Molte specie orticole, come il pomodoro, il peperone, la melanzana e il cetriolo possono rispondere negativamente alla coltivazione ripetuta sullo stesso terreno. Ciò avviene con lo sviluppo di malattie e forti cali produttivi. Inoltre, in questi casi si riduce la differenziazione dei residui organici e degli essudati radicali rilasciati nel suolo, con il conseguente impoverimento delle comunità di organismi. Questa pressione esercitata sulla comunità di batteri e funghi nel suolo può portare al rilascio di metaboliti secondari potenzialmente tossici quali le micotossine.
Contrastare il calo della fertilità…
Vediamo ora quali possono essere le cause del calo della fertilità dei suoli in coltura protetta. Come anticipato in precedenza, spesso i terreni in serra sono iper-sfruttati: possono subire più cicli di coltivazione durante l’anno e a volte anche della stessa coltura.
Questo porta a un impoverimento esponenziale sia in termini di elementi nutritivi disponibili, sia in termini di biodiversità, in quanto si selezionano man mano microrganismi antagonisti della coltura. Per questo motivo è opportuno intervenire utilizzando ammendanti e concimi organici in modo da cercare di riequilibrare la biodiversità del suolo.
È preferibile utilizzare il meno possibile concimi minerali, che sono causa di aumento di salinità e di sodio, che porta a un maggior compattamento e destrutturazione soprattutto nei terreni argillosi, dove in particolare il sodio è un catione molto aggressivo. Il sodio, infatti, lega in modo irreversibile le argille e rompe i ponti calcio-sostanza organica-argilla. L’elemento compromette la corretta ripartizione tra macro e microporosità e consorzi microbici (come micorrize e trichoderma, oltre ai vari batteri della rizosfera).

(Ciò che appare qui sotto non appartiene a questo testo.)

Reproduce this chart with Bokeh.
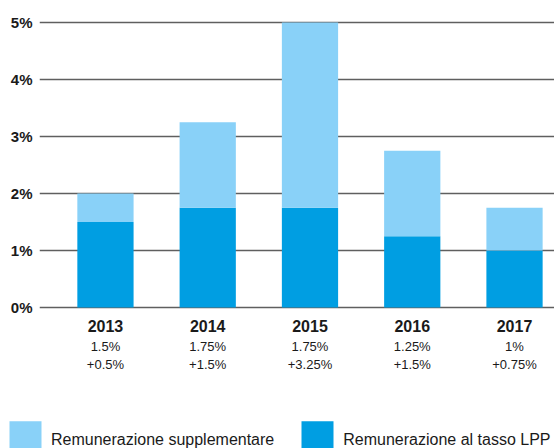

In media, in un anno di coltura, in un terreno di medio impasto, con il 3% di sostanza organica stabile e con un coefficiente di mineralizzazione della sostanza organica (K2) del 2%, si perdono all’incirca 3.5 quintali per ettaro di sostanza organica ogni 10 cm di suolo sottoposto a erpicatura e affinamento intenso.
…con gli ammendanti
Per reintegrare queste perdite, soprattutto in coltura protetta dove si deve rimuovere ogni residuo colturale onde evitare l’insorgere di patologie e lo sviluppo di microrganismi antagonisti che si replicano su di essi, non si può far altro che utilizzare ammendanti come letame e digestato secco. Quest’ultimo è ottenuto dalla separazione tra frazione solida e liquida del digestato grezzo.
Letame e digestato secco sono gli unici due elementi nutrizionali che, dati in quantità idonee, cioè intorno ai 300 quintali a ettaro, si trasformano in humus stabile e aumentano la sostanza organica.
Per fare un esempio, interrando 300 quintali di digestato solido, che possiede circa il 20% di sostanza organica e un coefficiente isoumico (K1: cioè quanta sostanza organica stabile si crea da quella matrice) pari al 35% circa, otteniamo circa 20 quintali di sostanza organica. E liberiamo anche circa 100-110 kg per ettaro di azoto (oltre a un pool di nutrienti come fosforo, potassio, magnesio, ecc). Grazie a questo apporto di sostanza organica il saldo con la perdita di sostanza organica sopra descritta è positivo.
Letame e digestato solido intervengono sulla struttura del suolo come nessun altro concime è in grado di fare, rendendola più soffice e arieggiandola. Inoltre, portano con loro un notevole contenuto di microrganismi positivi, gli stessi che hanno creato la fermentazione della matrice organica.
Bisogna però fare attenzione a utilizzare prodotti con almeno un anno di maturazione, in quanto interrare letame o digestato non maturo potrebbe innescare delle reazioni di putrefazione e compromettere così il ciclo di coltivazione.
La distribuzione di ammendante nel periodo invernale aumenta l’umificazione della matrice organica e la creazione di humus stabile, in quanto è un processo favorito dalle basse temperature.